Unfortunately for me, the net response to it was a grand total of no inquiries for a couple of months. I had attempted to zero in further on my target audience using market polarization (I’ll explain this in a bit) as an experiment, and it nosedived. Quite spectacularly.
Why had it failed? It was less about being a dramatic misfire on the execution, and more about not considering my audience: I did not have a large enough audience on which to leverage such a dramatic move, which is one of the fundamental rules of polarization when you’ve already built an audience. I had changed my About page to something that made no sense to the broader number of couples simply looking for a creative wedding photographer, and they hadn’t bothered to go any further. And why would they? It was a little bit “out there.”
So what is market polarization exactly, and how do we go about it? It’s just another way of saying “market segmenting,” a technique that can be used to focus on your target market. To polarize is to bring in the unknown to your brand or your art, to have a stronger voice that resonates deeper with those who connect with it, and at the same time, divides others. It means taking a risk, and importantly, reaping greater rewards when it works out.
I want to be hired by creative, down-to-earth couples who are not too hung up on details but who also enjoy dramatic portraits and prioritize photography (this also lets me experiment with my work so I can take the imagery to new levels in post production). Naturally, we should show what we want to sell. Some potential clients might look at my landing page, think that my style is too moody, and not bother to inquire. And that’s fine by me—they were probably the wrong clients for me anyway.
A bride and groom pose for Sansom, who taps into his inner Wes Anderson, the king of modern cinematic quirk. All photos © Oli Sansom.
As A Person, Create A Communication Experience With Your Clients
If you want to dive deeper into the personalities of your clients to increase connection and trust, show them how far your own personality goes. Maybe you have strange hobbies. Maybe you swear like a pirate over email. Maybe you cut your sandwiches into rectangles instead of triangles. Celebrate it. People don’t need a stale safety net anymore. They also don’t need folks who cut their sandwiches into rectangles, but that just might work for you.

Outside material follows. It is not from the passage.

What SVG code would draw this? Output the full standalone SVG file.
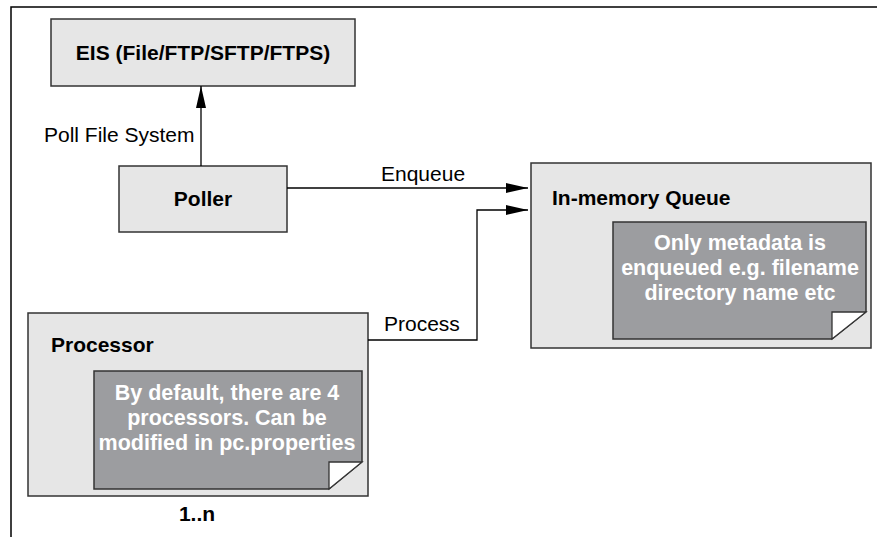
<svg xmlns="http://www.w3.org/2000/svg" width="877" height="537" viewBox="0 0 877 537">
<style>
.box{fill:#e6e6e6;stroke:#333;stroke-width:1.5}
.note{fill:#9c9da0;stroke:#333;stroke-width:1.5}
.fold{fill:#fff;stroke:#333;stroke-width:1.3}
.t{font-family:"Liberation Sans",Arial,sans-serif;font-size:21px;fill:#000}
.b{font-weight:bold}
.nt{font-family:"Liberation Sans",Arial,sans-serif;font-size:21.5px;font-weight:bold;fill:#fff;text-anchor:middle}
.c{fill:none;stroke:#000;stroke-width:1.3}
</style>
<defs>
<marker id="ah" markerUnits="userSpaceOnUse" markerWidth="22" markerHeight="10" refX="22" refY="5" orient="auto">
<path d="M0,0 L22,5 L0,10 z" fill="#000"/>
</marker>
</defs>
<path d="M11,537 V7 H877" fill="none" stroke="#000" stroke-width="1.5"/>
<g id="eis">
<rect class="box" x="51" y="19" width="304" height="67"/>
<text class="t b" x="203" y="60" text-anchor="middle">EIS (File/FTP/SFTP/FTPS)</text>
</g>
<g id="poller">
<rect class="box" x="119" y="166" width="168" height="66"/>
<text class="t b" x="203" y="206" text-anchor="middle">Poller</text>
</g>
<g id="queue">
<rect class="box" x="531" y="163" width="340" height="185"/>
<text class="t b" x="552" y="205">In-memory Queue</text>
<path class="note" d="M613,222 H866 V312 L832,339 H613 Z"/>
<path class="fold" d="M832,312 H866 L832,339 Z"/>
<text class="nt" x="740" y="250">Only metadata is</text>
<text class="nt" x="740" y="275">enqueued e.g. filename</text>
<text class="nt" x="740" y="300">directory name etc</text>
</g>
<g id="processor">
<rect class="box" x="28" y="313" width="340" height="183"/>
<text class="t b" x="51" y="352">Processor</text>
<path class="note" d="M94,371 H362 V462 L329,489 H94 Z"/>
<path class="fold" d="M329,462 H362 L329,489 Z"/>
<text class="nt" x="227" y="400">By default, there are 4</text>
<text class="nt" x="227" y="425">processors. Can be</text>
<text class="nt" x="227" y="450">modified in pc.properties</text>
<text class="t b" x="197" y="521" text-anchor="middle">1..n</text>
</g>
<g id="connectors">
<path class="c" d="M201,166 V86" marker-end="url(#ah)"/>
<text class="t" x="44" y="142">Poll File System</text>
<path class="c" d="M287,188 H528" marker-end="url(#ah)"/>
<text class="t" x="381" y="181">Enqueue</text>
<path class="c" d="M368,340 H477 V210 H528" marker-end="url(#ah)"/>
<text class="t" x="384" y="331">Process</text>
</g>
</svg>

As an Artist, Consider The Product You Offer and The Extent to Which You Hone Your Craft
We could lay out blog posts from much of the industry as it stands currently, remove names, and you almost wouldn’t be able to tell whose is whose; linear editing with chronological storytelling is the current climate. This is the arena clients are peering into, and that’s perfectly okay, but some of those clients are waiting in earnest to have their breath taken away through something different. It’s up to us if we want to appeal to those people, or take the safe route.
Tell Clients Who You Really Are…Or Not
Don’t focus on being a “documenter” or a “storyteller.” Don’t give yourself a label. When we truly learn our craft, it becomes evident just how different we can be if we try. Switch up your storytelling, and bring the non-linear into it. The cinema world has been doing this for decades. Bring an emblem into your brand’s logo that isn’t a deer head (gasp). Draw your tonal inspiration from what truly speaks to you, not a Lightroom preset pack. The possibilities within our craft and wells of inspiration waiting to be tapped and applied to what we’re doing are literally limitless.
Embrace Your Inner Quirkiness
While advocacy for bizarre About page text might be pushing the envelope a little too far, there is a question worth asking: What part of myself do I suppress in my marketing that might instead be worth celebrating more in what I produce? You might just find that this filters out people you wanted to filter out anyway, and draws in those that you do want on a much deeper level. Change and lift the industry. But don’t talk about wanting to make children cry. That’s just weird, man.